Brubeck organized a new Dave Brubeck Quartet, initially featuring Jerry Bergonzi, Christopher Brubeck, and drummer Butch Miles, and began recording for the Concord Jazz label, switching to MusicMasters in 1987 and to Telare in 1993. He wrote the score for the 1984 film Ordeal by Innocence. Health problems forced him to cut back on his performing schedule somewhat in the 1990s, but he continued to work regularly. In September 1997 his quartet, featuring alto saxophonist and flautist Bobby Militello, bass player Jack Six, and drummer Randy Jones, recorded So What’s New?, an album of new compositions released by Telare in April 1998.

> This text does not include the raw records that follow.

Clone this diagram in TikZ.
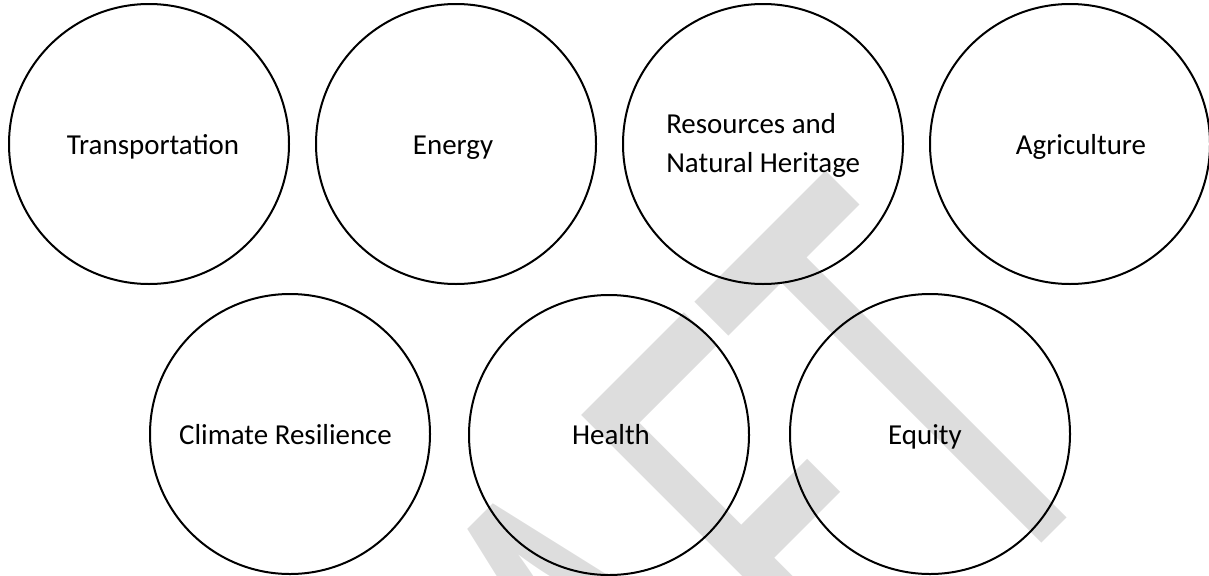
\documentclass[tikz,border=0pt]{standalone}
\usepackage{fontspec}
\setmainfont{Carlito}
\usetikzlibrary{calc}
\definecolor{wmgray}{RGB}{221,221,221}
\tikzset{
  topic/.style={circle, draw=black, line width=1.5pt, minimum size=210pt, inner sep=0pt},
  lbl/.style={font=\fontsize{21.7}{29.25}\selectfont, inner sep=0pt, anchor=base},
  wm/.style={text=wmgray, font=\fontsize{300}{300}\selectfont, inner sep=0pt,
    anchor=base east, rotate=45, yscale=1.62, transform shape}
}
\begin{document}
\begin{tikzpicture}[x=0.75pt,y=-0.75pt]
\useasboundingbox (0,0) rectangle (1209,575);
\clip (0,0) rectangle (1209,575);
% background watermark
\node[wm] (draft) at (1124,461) {DRAFT};
% first row
\node[topic] (transport) at (149,144) {};
\node[topic] (energy)    at (456,144) {};
\node[topic] (resources) at (763,144) {};
\node[topic] (agri)      at (1070,144) {};
% second row
\node[topic] (climate) at (290,434) {};
\node[topic] (health)  at (609,435) {};
\node[topic] (equity)  at (930,434) {};
% labels
\node[lbl] (transport-t) at ($(transport)+(4,10)$) {Transportation};
\node[lbl] (energy-t)    at ($(energy)+(-3,10)$) {Energy};
\node[lbl, anchor=base west, align=left] (resources-t) at ($(resources)+(-97,28)$) {Resources and\\Natural Heritage};
\node[lbl] (agri-t)      at ($(agri)+(11,10)$) {Agriculture};
\node[lbl] (climate-t)   at ($(climate)+(-4.5,10)$) {Climate Resilience};
\node[lbl] (health-t)    at ($(health)+(2,9)$) {Health};
\node[lbl] (equity-t)    at ($(equity)+(-5,10)$) {Equity};
\end{tikzpicture}
\end{document}
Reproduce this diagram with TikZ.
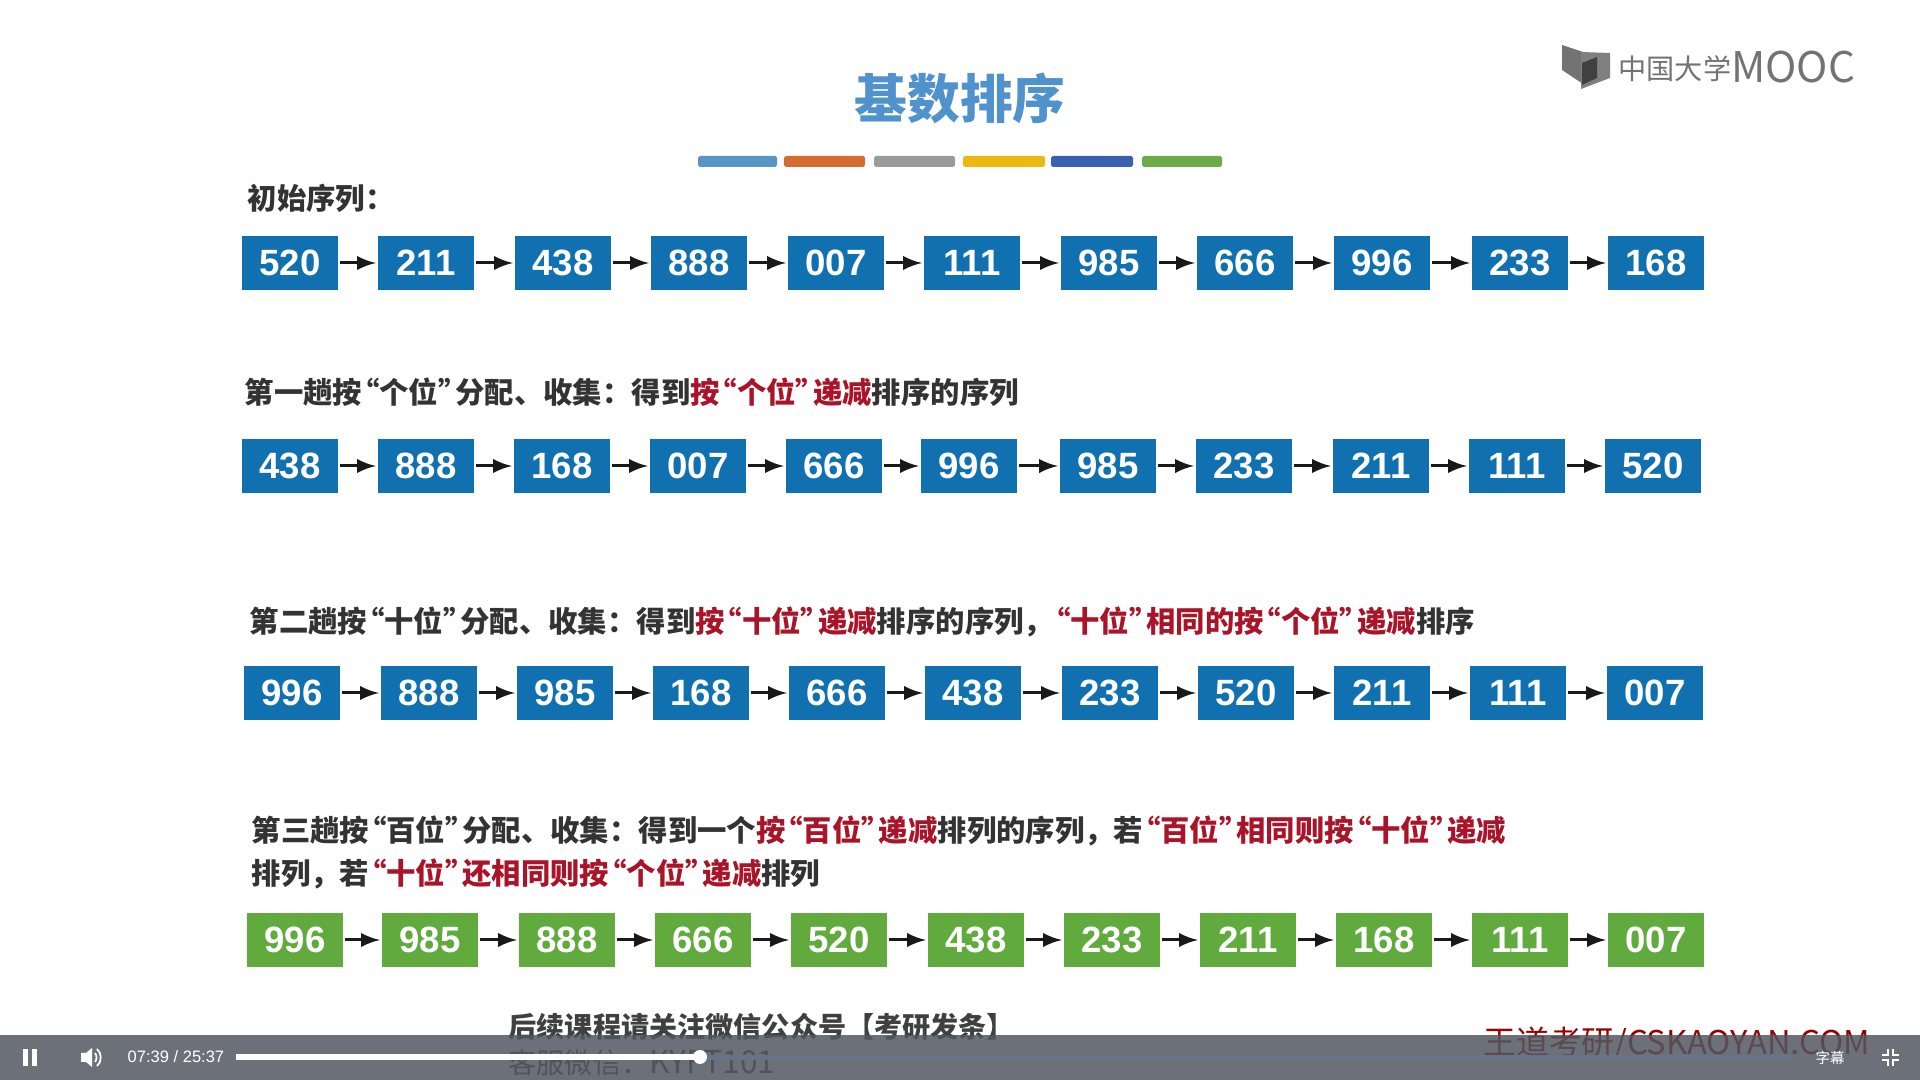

Following the demise of the Swing Era and the limited appeal of bebop, the Dave Brubeck Quartet achieved widespread popular success with its small-group “cool” jazz in the second half of the 1950s and the first half of the 1960s. Brubeck’s classically informed musical experimentation, notably performing pieces in unusual time signatures, was offset by the lyricism of the quartet’s alto saxophonist, Paul Desmond, resulting in a remarkable 21 pop-chart albums between 1954 and 1976, among them the gold-selling Time Out, which featured the Top 40 hit “Take Five.”

Discography

Jazz at Oberlin (1953); Jazz Goes to College (1954); Jazz at the College of the Pacific (1954); D. B./Paul Desmond (with Paul Desmond; 1954); Brubeck Time (1955); Brubeck Plays Brubeck (1956); Dave Digs Disney (1957); In Europe (1958); Newport 1958 (1959); Time Out (1960); Time Further Out (1961); Countdown Time in Outer Space (1962); D. B.’s Greatest Hits (1966); Adventures in Time (1972); Two Generations of Brubeck—Brother the Great Spirit Made Us All (1973); 1975: The Duets (with Paul Desmond; 1975); Time Signatures: A Career Retrospective (1992); A D. B. Christmas (1996); Love Songs (2000); One Alone (2000).

Bibliography

H. Brubeck, D. B.(1961); Biography of D. B. (1972); Use Storb and Klaus Fischer, D. B.: Improvisations and Compositions: The Idea of Cultural Exchange (N.Y.; 1994); Fred M. Hall, It’s about Time: The D. B. Story (Fayetteville, Ark., 1996).